(Data items)
#####
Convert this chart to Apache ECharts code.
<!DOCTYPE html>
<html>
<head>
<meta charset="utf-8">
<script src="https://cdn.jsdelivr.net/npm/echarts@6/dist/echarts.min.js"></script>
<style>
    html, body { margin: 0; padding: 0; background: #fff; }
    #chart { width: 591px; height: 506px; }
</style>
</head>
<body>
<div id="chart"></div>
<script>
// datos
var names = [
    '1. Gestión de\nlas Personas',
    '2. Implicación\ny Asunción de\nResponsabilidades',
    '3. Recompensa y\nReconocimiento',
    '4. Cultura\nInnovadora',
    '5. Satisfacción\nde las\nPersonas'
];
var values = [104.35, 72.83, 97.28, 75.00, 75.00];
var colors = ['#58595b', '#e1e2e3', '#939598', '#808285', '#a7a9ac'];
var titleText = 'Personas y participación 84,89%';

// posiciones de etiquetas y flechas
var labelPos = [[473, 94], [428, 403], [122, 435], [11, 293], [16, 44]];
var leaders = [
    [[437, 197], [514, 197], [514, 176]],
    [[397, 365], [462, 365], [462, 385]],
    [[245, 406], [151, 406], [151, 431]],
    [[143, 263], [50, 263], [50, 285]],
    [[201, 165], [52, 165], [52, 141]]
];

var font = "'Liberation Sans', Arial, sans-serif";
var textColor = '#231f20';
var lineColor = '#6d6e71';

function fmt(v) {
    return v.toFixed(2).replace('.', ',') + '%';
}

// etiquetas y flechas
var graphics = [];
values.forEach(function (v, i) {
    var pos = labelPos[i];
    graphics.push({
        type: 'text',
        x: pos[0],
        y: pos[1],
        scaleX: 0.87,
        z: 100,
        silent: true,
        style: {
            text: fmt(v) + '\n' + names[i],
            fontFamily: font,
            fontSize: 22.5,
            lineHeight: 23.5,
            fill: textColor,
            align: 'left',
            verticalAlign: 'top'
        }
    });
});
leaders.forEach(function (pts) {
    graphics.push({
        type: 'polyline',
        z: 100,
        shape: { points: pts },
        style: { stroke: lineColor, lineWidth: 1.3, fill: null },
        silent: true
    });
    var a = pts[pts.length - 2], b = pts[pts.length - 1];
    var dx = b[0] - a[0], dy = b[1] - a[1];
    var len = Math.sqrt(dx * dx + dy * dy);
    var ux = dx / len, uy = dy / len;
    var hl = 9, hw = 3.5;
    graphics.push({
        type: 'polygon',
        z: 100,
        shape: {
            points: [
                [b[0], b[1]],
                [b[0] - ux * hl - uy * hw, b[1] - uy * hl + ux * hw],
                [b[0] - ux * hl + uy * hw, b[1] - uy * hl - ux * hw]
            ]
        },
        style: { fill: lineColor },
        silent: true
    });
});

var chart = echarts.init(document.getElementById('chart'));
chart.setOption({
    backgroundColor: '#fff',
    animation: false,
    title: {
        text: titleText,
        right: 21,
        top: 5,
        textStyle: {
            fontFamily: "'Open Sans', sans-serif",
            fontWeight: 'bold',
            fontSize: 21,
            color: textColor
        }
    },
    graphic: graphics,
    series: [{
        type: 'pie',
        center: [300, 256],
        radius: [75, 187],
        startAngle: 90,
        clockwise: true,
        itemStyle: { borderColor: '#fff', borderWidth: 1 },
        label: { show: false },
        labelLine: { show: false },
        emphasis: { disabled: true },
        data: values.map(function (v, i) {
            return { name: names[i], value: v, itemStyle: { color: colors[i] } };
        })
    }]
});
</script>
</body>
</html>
#####
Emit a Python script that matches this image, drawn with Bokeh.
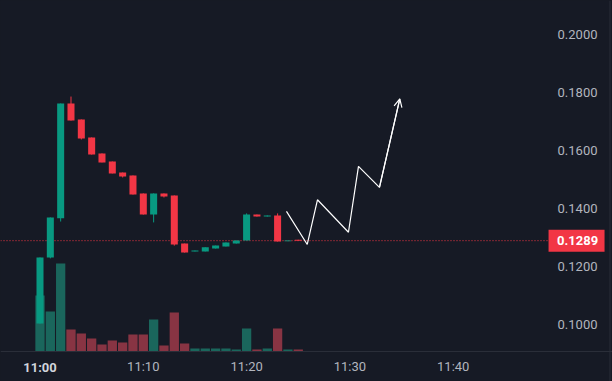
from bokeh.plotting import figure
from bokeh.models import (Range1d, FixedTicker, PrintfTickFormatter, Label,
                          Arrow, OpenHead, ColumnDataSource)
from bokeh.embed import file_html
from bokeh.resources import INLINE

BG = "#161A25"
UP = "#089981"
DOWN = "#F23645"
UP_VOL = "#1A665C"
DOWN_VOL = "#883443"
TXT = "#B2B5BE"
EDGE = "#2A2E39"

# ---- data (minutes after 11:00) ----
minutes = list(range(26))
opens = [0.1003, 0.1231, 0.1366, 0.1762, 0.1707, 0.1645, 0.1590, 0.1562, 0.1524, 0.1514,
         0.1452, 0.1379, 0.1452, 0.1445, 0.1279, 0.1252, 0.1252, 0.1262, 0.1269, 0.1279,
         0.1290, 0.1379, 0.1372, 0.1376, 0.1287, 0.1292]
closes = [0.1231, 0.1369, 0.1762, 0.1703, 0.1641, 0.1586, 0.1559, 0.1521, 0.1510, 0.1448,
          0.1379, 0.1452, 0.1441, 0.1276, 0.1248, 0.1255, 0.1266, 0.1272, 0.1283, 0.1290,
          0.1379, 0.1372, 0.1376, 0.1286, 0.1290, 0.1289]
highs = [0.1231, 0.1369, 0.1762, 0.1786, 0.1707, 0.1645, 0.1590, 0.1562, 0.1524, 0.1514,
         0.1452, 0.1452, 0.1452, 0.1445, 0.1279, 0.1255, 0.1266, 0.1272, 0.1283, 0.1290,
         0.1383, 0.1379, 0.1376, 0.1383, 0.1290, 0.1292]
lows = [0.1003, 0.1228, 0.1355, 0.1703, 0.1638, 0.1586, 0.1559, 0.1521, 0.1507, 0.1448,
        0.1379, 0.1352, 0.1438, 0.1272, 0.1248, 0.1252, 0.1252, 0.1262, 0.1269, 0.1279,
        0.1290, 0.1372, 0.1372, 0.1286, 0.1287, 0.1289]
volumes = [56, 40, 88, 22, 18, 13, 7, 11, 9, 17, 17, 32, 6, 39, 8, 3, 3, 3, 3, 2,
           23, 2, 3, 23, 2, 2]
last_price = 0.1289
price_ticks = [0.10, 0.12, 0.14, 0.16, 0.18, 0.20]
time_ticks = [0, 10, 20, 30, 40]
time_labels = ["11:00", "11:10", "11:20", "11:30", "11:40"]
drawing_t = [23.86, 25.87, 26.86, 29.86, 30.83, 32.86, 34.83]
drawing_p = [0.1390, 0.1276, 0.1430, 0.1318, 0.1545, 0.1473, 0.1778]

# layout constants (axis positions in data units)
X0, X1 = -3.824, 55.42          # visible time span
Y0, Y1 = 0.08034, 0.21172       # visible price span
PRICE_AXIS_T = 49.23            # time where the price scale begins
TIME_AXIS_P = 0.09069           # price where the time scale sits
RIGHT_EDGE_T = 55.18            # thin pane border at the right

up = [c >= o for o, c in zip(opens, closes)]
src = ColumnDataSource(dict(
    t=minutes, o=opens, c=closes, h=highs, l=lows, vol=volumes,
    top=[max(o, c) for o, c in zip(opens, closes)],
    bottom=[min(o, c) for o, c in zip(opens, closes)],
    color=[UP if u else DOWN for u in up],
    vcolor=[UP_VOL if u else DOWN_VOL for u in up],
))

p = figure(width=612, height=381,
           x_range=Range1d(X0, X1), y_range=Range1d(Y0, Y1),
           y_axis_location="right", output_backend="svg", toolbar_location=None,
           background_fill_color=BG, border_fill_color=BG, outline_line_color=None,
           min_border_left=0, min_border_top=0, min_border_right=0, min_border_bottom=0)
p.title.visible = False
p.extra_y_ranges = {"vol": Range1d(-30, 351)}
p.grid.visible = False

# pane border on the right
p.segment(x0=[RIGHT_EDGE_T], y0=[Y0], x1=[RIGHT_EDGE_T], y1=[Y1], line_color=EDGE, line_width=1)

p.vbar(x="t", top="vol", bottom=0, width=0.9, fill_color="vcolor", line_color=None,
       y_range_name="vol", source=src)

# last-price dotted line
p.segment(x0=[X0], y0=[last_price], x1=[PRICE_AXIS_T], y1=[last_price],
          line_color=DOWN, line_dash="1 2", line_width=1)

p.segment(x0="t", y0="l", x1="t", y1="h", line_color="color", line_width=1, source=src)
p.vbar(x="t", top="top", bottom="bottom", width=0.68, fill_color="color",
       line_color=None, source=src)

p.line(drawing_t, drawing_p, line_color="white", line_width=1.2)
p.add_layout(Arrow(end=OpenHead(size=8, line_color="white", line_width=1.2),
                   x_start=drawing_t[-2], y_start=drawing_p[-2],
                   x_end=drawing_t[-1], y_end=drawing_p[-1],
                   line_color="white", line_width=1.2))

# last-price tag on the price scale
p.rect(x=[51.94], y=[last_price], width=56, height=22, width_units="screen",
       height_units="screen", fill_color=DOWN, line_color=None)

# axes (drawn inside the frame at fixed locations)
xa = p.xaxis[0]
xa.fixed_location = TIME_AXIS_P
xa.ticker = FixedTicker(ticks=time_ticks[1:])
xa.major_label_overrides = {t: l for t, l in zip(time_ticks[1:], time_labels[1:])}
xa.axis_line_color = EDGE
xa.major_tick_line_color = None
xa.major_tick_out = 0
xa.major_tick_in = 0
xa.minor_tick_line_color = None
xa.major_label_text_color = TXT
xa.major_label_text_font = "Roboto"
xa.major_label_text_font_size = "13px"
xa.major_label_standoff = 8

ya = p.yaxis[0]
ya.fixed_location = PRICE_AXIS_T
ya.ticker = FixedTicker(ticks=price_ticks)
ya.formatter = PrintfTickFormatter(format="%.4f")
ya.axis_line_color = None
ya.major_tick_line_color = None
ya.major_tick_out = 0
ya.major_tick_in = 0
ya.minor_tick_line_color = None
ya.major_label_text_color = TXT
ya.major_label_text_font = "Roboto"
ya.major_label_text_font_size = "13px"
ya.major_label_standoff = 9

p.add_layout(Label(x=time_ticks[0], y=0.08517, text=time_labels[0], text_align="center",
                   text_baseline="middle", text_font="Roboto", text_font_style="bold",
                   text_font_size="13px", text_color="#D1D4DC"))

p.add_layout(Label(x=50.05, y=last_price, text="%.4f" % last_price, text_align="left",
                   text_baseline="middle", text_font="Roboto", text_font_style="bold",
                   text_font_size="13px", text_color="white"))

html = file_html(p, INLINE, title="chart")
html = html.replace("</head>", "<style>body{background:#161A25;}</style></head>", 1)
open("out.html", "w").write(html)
#####
# What to do
Starting at the line that contains "Convert this chart to Apache ECharts code." and stopping at the line that contains "var titleText = 'Personas", transcribe the lines exactly; both boundary lines are to be included.

# Answer to the exercise
Convert this chart to Apache ECharts code.
<!DOCTYPE html>
<html>
<head>
<meta charset="utf-8">
<script src="https://cdn.jsdelivr.net/npm/echarts@6/dist/echarts.min.js"></script>
<style>
    html, body { margin: 0; padding: 0; background: #fff; }
    #chart { width: 591px; height: 506px; }
</style>
</head>
<body>
<div id="chart"></div>
<script>
// datos
var names = [
    '1. Gestión de\nlas Personas',
    '2. Implicación\ny Asunción de\nResponsabilidades',
    '3. Recompensa y\nReconocimiento',
    '4. Cultura\nInnovadora',
    '5. Satisfacción\nde las\nPersonas'
];
var values = [104.35, 72.83, 97.28, 75.00, 75.00];
var colors = ['#58595b', '#e1e2e3', '#939598', '#808285', '#a7a9ac'];
var titleText = 'Personas y participación 84,89%';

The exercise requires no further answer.